Monday, October 24, 2016

And then there was EdCamp Creative...

EdCamp Creative was Saturday. I really, really thought it was gonna be a train wreck. But it wasn't. It was pretty fun.

Creating an online EdCamp has been a bucket list item of mine. I'm an edcamp junkie, and Saturday was my twenty-fifth edcamp. Bricks and mortar edcamps have grown steadily over the past six years. Online edcamps are virtually nonexistent.  So back in August I reached out to 20 colleagues to help make it happen. 

Traditionally you assemble a team of five or six dedicated teachers from the same city. This conference was organized by twenty connected educators who assembled in a Voxer group to crowd source the planning. All planning was done asynchronously in the Voxer group, and I'm not sure that has been done before.

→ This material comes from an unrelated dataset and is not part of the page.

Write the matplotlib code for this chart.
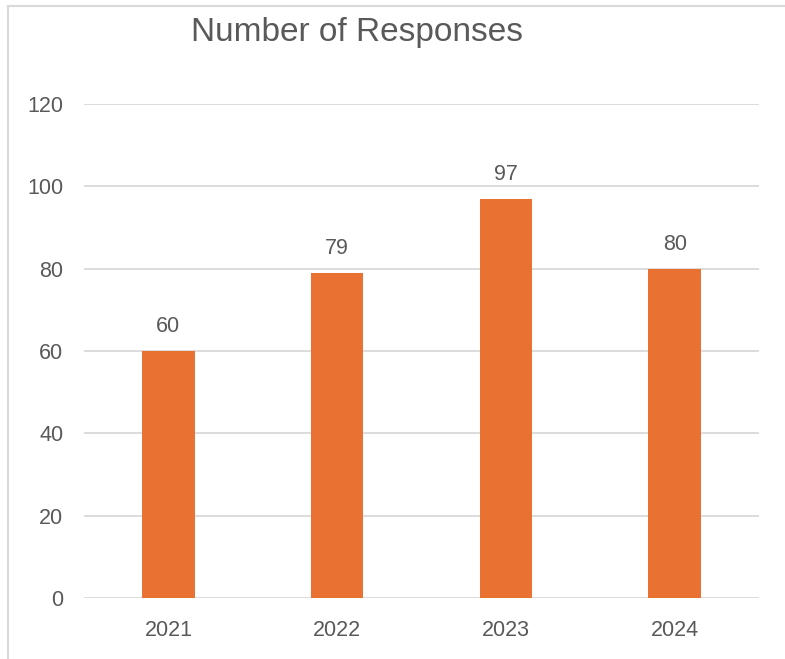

It worked, but there were many lessons learned along the way:
  • Registrants were asked to give either their email address or Twitter handle. Both are necessary for an online conference. A Twitter handle is necessary for tagging tweets for publicity, and an email address is necessary to ping attendees right before the event with a final confirmation. Bummer.
  • Opening ceremony were a debacle. The Google Hangout bugged out. At least two people who were in the hangout did not make it into the first session. Bummer.
  • Having the event in October was not ideal. You want an online edcamp when there  is less incentive to leave the house, like in January or February.
  • While the crowdsourced planning on Voxer worked, a lot of the tasks with deadlines fell on me, and that felt different and lonely. Next time the plan is to do it more traditionally: a small committee using synchronous meetings.
  • I must not be setting up Google hangouts right. I set up 22 Google hangouts a week in advance, but after they were buggy, we switched to AppearIn, so none of the sessions were recorded. Bummer.  
  • People really like collaborative note-taking on Google documents, which I left out for simplicity. Oops.
  • I was really amped up and talked too fast. My wife texted me to slow down, but I was unintelligible at times. Oops.
  • The original vision of the event was to encourage EdCamp newbies to attend. That is not advisable as newbies should not have to wrestle with technology as they experience an unconference for the first time.
But after all that, 20 people hung in for two hours, and 139 people registered, and that’s what I call an unqualified success for a 1.0.  Online EdCamps are free and almost as intimate and magical as bricks-and-mortar EdCamps... and as a bonus, you see edu-friends from far away. This was truly a team effort and I'm grateful for the 20+ people who chipped in to make it happen.

It's funny to look back because this all started out as an idea called EdCamp Social Justice, which was my response to the possibility of a Donald Trump presidency. After receiving a lot of good advice, we pivoted to create EdCamp Creative. I hope to do it again in February.

I know that Twitter is our bread-and-butter as connected educators, but I've been in Twitter chats with people for weeks and felt like I barely knew them. But after even one online video chat feel like I've made a few new edu-friends.

In short, EdCamp is a movement, and online edcamps are a small but important part of the movement.